WORK REQUIRED: Drop every picture, then transcribe the remaining data exactly.

COLLECTED DATA:
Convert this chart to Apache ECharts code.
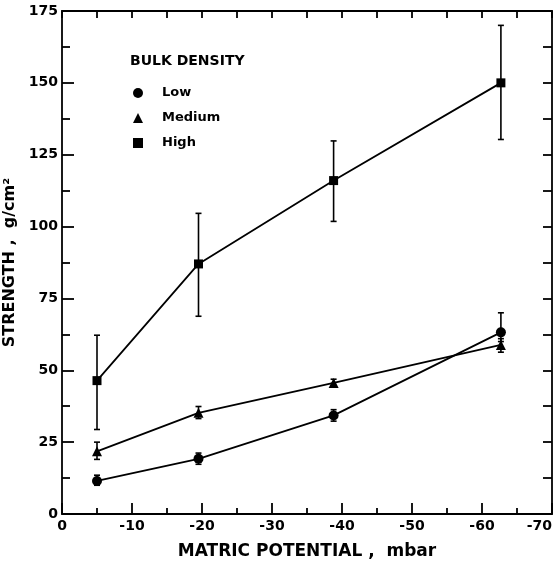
<!DOCTYPE html>
<html>
<head>
<meta charset="utf-8">
<script src="https://cdn.jsdelivr.net/npm/echarts@6/dist/echarts.min.js"></script>
<style>
html,body{margin:0;padding:0;background:#fff;}
#chart{width:559px;height:566px;}
</style>
</head>
<body>
<div id="chart"></div>
<script>
// Matric potential (mbar) at which strength was measured
const potentials = [-5, -19.5, -38.8, -62.7];
// Strength (g/cm^2) by bulk density
const lowMean   = [11.5, 19.2, 34.3, 63.2];
const lowMin    = [10.0, 17.3, 32.3, 60.0];
const lowMax    = [13.5, 21.2, 36.3, 70.0];
const medMean   = [21.8, 35.2, 45.6, 58.8];
const medMin    = [19.0, 33.2, 44.3, 56.3];
const medMax    = [25.0, 37.4, 46.9, 61.0];
const highMean  = [46.4, 87.0, 116.0, 150.0];
const highMin   = [29.4, 68.8, 101.8, 130.3];
const highMax   = [62.2, 104.6, 129.8, 170.0];
const seriesNames = ['Low', 'Medium', 'High'];
const legendTitle = 'BULK DENSITY';
const xTitle = 'MATRIC POTENTIAL ,  mbar';
const yTitle = 'STRENGTH ,  g/cm\u00B2';

const FONT = 'DejaVu Sans';

function pts(ys) { return potentials.map((x, i) => [x, ys[i]]); }
function errData(lo, hi) { return potentials.map((x, i) => [x, lo[i], hi[i]]); }

function errorBar(params, api) {
  const x = api.value(0);
  const p1 = api.coord([x, api.value(1)]);
  const p2 = api.coord([x, api.value(2)]);
  const w = 3;
  const st = { stroke: '#000', lineWidth: 1.6 };
  return {
    type: 'group',
    children: [
      { type: 'line', shape: { x1: p1[0], y1: p1[1], x2: p2[0], y2: p2[1] }, style: st },
      { type: 'line', shape: { x1: p1[0] - w, y1: p1[1], x2: p1[0] + w, y2: p1[1] }, style: st },
      { type: 'line', shape: { x1: p2[0] - w, y1: p2[1], x2: p2[0] + w, y2: p2[1] }, style: st }
    ]
  };
}

const chart = echarts.init(document.getElementById('chart'), null, { renderer: 'canvas' });

const lineSeries = (name, data, symbol, size) => ({
  name: name, type: 'line', data: data, xAxisIndex: 0, yAxisIndex: 0,
  symbol: symbol, symbolSize: size, showSymbol: true,
  itemStyle: { color: '#000' },
  lineStyle: { color: '#000', width: 1.8 },
  emphasis: { disabled: true }, animation: false, z: 3
});
const errSeries = (data) => ({
  type: 'custom', data: data, xAxisIndex: 0, yAxisIndex: 0,
  renderItem: errorBar, animation: false, silent: true, z: 2
});

const axisText = { color: '#000', fontFamily: FONT, fontSize: 14, fontWeight: 'bold' };
const lineSt = { color: '#000', width: 1.8 };

chart.setOption({
  backgroundColor: '#fff',
  animation: false,
  grid: { left: 62, right: 7, top: 11, bottom: 52, containLabel: false, outerBoundsMode: 'none' },
  graphic: [{
    type: 'text', left: 130, top: 54,
    style: { text: legendTitle, fill: '#000', font: 'bold 14px "' + FONT + '"' }
  }],
  legend: {
    orient: 'vertical', left: 128, top: 81,
    itemGap: 11, itemWidth: 10, itemHeight: 10,
    textStyle: { color: '#000', fontFamily: FONT, fontSize: 13, fontWeight: 'bold', lineHeight: 14, padding: [0, 0, 0, 14] },
    data: [
      { name: seriesNames[0], icon: 'circle' },
      { name: seriesNames[1], icon: 'triangle' },
      { name: seriesNames[2], icon: 'rect' }
    ],
    selectedMode: false
  },
  xAxis: [{
    type: 'value', min: -70, max: 0, interval: 10, inverse: true,
    name: xTitle, nameLocation: 'middle', nameGap: 29,
    nameTextStyle: { color: '#000', fontFamily: FONT, fontSize: 17, fontWeight: 'bold' },
    axisLine: { show: true, onZero: false, lineStyle: lineSt },
    axisTick: { show: true, inside: true, length: 11, lineStyle: lineSt },
    minorTick: { show: true, splitNumber: 2, length: 6, lineStyle: lineSt },
    axisLabel: Object.assign({ margin: 5, alignMinLabel: 'right' }, axisText),
    splitLine: { show: false }
  }, {
    type: 'value', min: -70, max: 0, interval: 5, inverse: true, position: 'top',
    axisLine: { show: true, onZero: false, lineStyle: lineSt },
    axisTick: { show: true, inside: true, length: 7, lineStyle: lineSt },
    axisLabel: { show: false }, splitLine: { show: false }
  }],
  yAxis: [{
    type: 'value', min: 0, max: 175, interval: 25,
    name: yTitle, nameLocation: 'middle', nameGap: 33,
    nameTextStyle: { color: '#000', fontFamily: FONT, fontSize: 16, fontWeight: 'bold' },
    axisLine: { show: true, onZero: false, lineStyle: lineSt },
    axisTick: { show: true, inside: true, length: 12, lineStyle: lineSt },
    minorTick: { show: true, splitNumber: 2, length: 8, lineStyle: lineSt },
    axisLabel: Object.assign({ margin: 4 }, axisText),
    splitLine: { show: false }
  }, {
    type: 'value', min: 0, max: 175, interval: 12.5, position: 'right',
    axisLine: { show: true, onZero: false, lineStyle: lineSt },
    axisTick: { show: true, inside: true, length: 9, lineStyle: lineSt },
    axisLabel: { show: false }, splitLine: { show: false }
  }],
  series: [
    errSeries(errData(lowMin, lowMax)),
    errSeries(errData(medMin, medMax)),
    errSeries(errData(highMin, highMax)),
    lineSeries(seriesNames[0], pts(lowMean), 'circle', 10),
    lineSeries(seriesNames[1], pts(medMean), 'triangle', 10),
    lineSeries(seriesNames[2], pts(highMean), 'rect', 9)
  ]
});
</script>
</body>
</html>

ANSWER TO THE EXERCISE:
Convert this chart to Apache ECharts code.
<!DOCTYPE html>
<html>
<head>
<meta charset="utf-8">
<script src="https://cdn.jsdelivr.net/npm/echarts@6/dist/echarts.min.js"></script>
<style>
html,body{margin:0;padding:0;background:#fff;}
#chart{width:559px;height:566px;}
</style>
</head>
<body>
<div id="chart"></div>
<script>
// Matric potential (mbar) at which strength was measured
const potentials = [-5, -19.5, -38.8, -62.7];
// Strength (g/cm^2) by bulk density
const lowMean   = [11.5, 19.2, 34.3, 63.2];
const lowMin    = [10.0, 17.3, 32.3, 60.0];
const lowMax    = [13.5, 21.2, 36.3, 70.0];
const medMean   = [21.8, 35.2, 45.6, 58.8];
const medMin    = [19.0, 33.2, 44.3, 56.3];
const medMax    = [25.0, 37.4, 46.9, 61.0];
const highMean  = [46.4, 87.0, 116.0, 150.0];
const highMin   = [29.4, 68.8, 101.8, 130.3];
const highMax   = [62.2, 104.6, 129.8, 170.0];
const seriesNames = ['Low', 'Medium', 'High'];
const legendTitle = 'BULK DENSITY';
const xTitle = 'MATRIC POTENTIAL ,  mbar';
const yTitle = 'STRENGTH ,  g/cm\u00B2';

const FONT = 'DejaVu Sans';

function pts(ys) { return potentials.map((x, i) => [x, ys[i]]); }
function errData(lo, hi) { return potentials.map((x, i) => [x, lo[i], hi[i]]); }

function errorBar(params, api) {
  const x = api.value(0);
  const p1 = api.coord([x, api.value(1)]);
  const p2 = api.coord([x, api.value(2)]);
  const w = 3;
  const st = { stroke: '#000', lineWidth: 1.6 };
  return {
    type: 'group',
    children: [
      { type: 'line', shape: { x1: p1[0], y1: p1[1], x2: p2[0], y2: p2[1] }, style: st },
      { type: 'line', shape: { x1: p1[0] - w, y1: p1[1], x2: p1[0] + w, y2: p1[1] }, style: st },
      { type: 'line', shape: { x1: p2[0] - w, y1: p2[1], x2: p2[0] + w, y2: p2[1] }, style: st }
    ]
  };
}

const chart = echarts.init(document.getElementById('chart'), null, { renderer: 'canvas' });

const lineSeries = (name, data, symbol, size) => ({
  name: name, type: 'line', data: data, xAxisIndex: 0, yAxisIndex: 0,
  symbol: symbol, symbolSize: size, showSymbol: true,
  itemStyle: { color: '#000' },
  lineStyle: { color: '#000', width: 1.8 },
  emphasis: { disabled: true }, animation: false, z: 3
});
const errSeries = (data) => ({
  type: 'custom', data: data, xAxisIndex: 0, yAxisIndex: 0,
  renderItem: errorBar, animation: false, silent: true, z: 2
});

const axisText = { color: '#000', fontFamily: FONT, fontSize: 14, fontWeight: 'bold' };
const lineSt = { color: '#000', width: 1.8 };

chart.setOption({
  backgroundColor: '#fff',
  animation: false,
  grid: { left: 62, right: 7, top: 11, bottom: 52, containLabel: false, outerBoundsMode: 'none' },
  graphic: [{
    type: 'text', left: 130, top: 54,
    style: { text: legendTitle, fill: '#000', font: 'bold 14px "' + FONT + '"' }
  }],
  legend: {
    orient: 'vertical', left: 128, top: 81,
    itemGap: 11, itemWidth: 10, itemHeight: 10,
    textStyle: { color: '#000', fontFamily: FONT, fontSize: 13, fontWeight: 'bold', lineHeight: 14, padding: [0, 0, 0, 14] },
    data: [
      { name: seriesNames[0], icon: 'circle' },
      { name: seriesNames[1], icon: 'triangle' },
      { name: seriesNames[2], icon: 'rect' }
    ],
    selectedMode: false
  },
  xAxis: [{
    type: 'value', min: -70, max: 0, interval: 10, inverse: true,
    name: xTitle, nameLocation: 'middle', nameGap: 29,
    nameTextStyle: { color: '#000', fontFamily: FONT, fontSize: 17, fontWeight: 'bold' },
    axisLine: { show: true, onZero: false, lineStyle: lineSt },
    axisTick: { show: true, inside: true, length: 11, lineStyle: lineSt },
    minorTick: { show: true, splitNumber: 2, length: 6, lineStyle: lineSt },
    axisLabel: Object.assign({ margin: 5, alignMinLabel: 'right' }, axisText),
    splitLine: { show: false }
  }, {
    type: 'value', min: -70, max: 0, interval: 5, inverse: true, position: 'top',
    axisLine: { show: true, onZero: false, lineStyle: lineSt },
    axisTick: { show: true, inside: true, length: 7, lineStyle: lineSt },
    axisLabel: { show: false }, splitLine: { show: false }
  }],
  yAxis: [{
    type: 'value', min: 0, max: 175, interval: 25,
    name: yTitle, nameLocation: 'middle', nameGap: 33,
    nameTextStyle: { color: '#000', fontFamily: FONT, fontSize: 16, fontWeight: 'bold' },
    axisLine: { show: true, onZero: false, lineStyle: lineSt },
    axisTick: { show: true, inside: true, length: 12, lineStyle: lineSt },
    minorTick: { show: true, splitNumber: 2, length: 8, lineStyle: lineSt },
    axisLabel: Object.assign({ margin: 4 }, axisText),
    splitLine: { show: false }
  }, {
    type: 'value', min: 0, max: 175, interval: 12.5, position: 'right',
    axisLine: { show: true, onZero: false, lineStyle: lineSt },
    axisTick: { show: true, inside: true, length: 9, lineStyle: lineSt },
    axisLabel: { show: false }, splitLine: { show: false }
  }],
  series: [
    errSeries(errData(lowMin, lowMax)),
    errSeries(errData(medMin, medMax)),
    errSeries(errData(highMin, highMax)),
    lineSeries(seriesNames[0], pts(lowMean), 'circle', 10),
    lineSeries(seriesNames[1], pts(medMean), 'triangle', 10),
    lineSeries(seriesNames[2], pts(highMean), 'rect', 9)
  ]
});
</script>
</body>
</html>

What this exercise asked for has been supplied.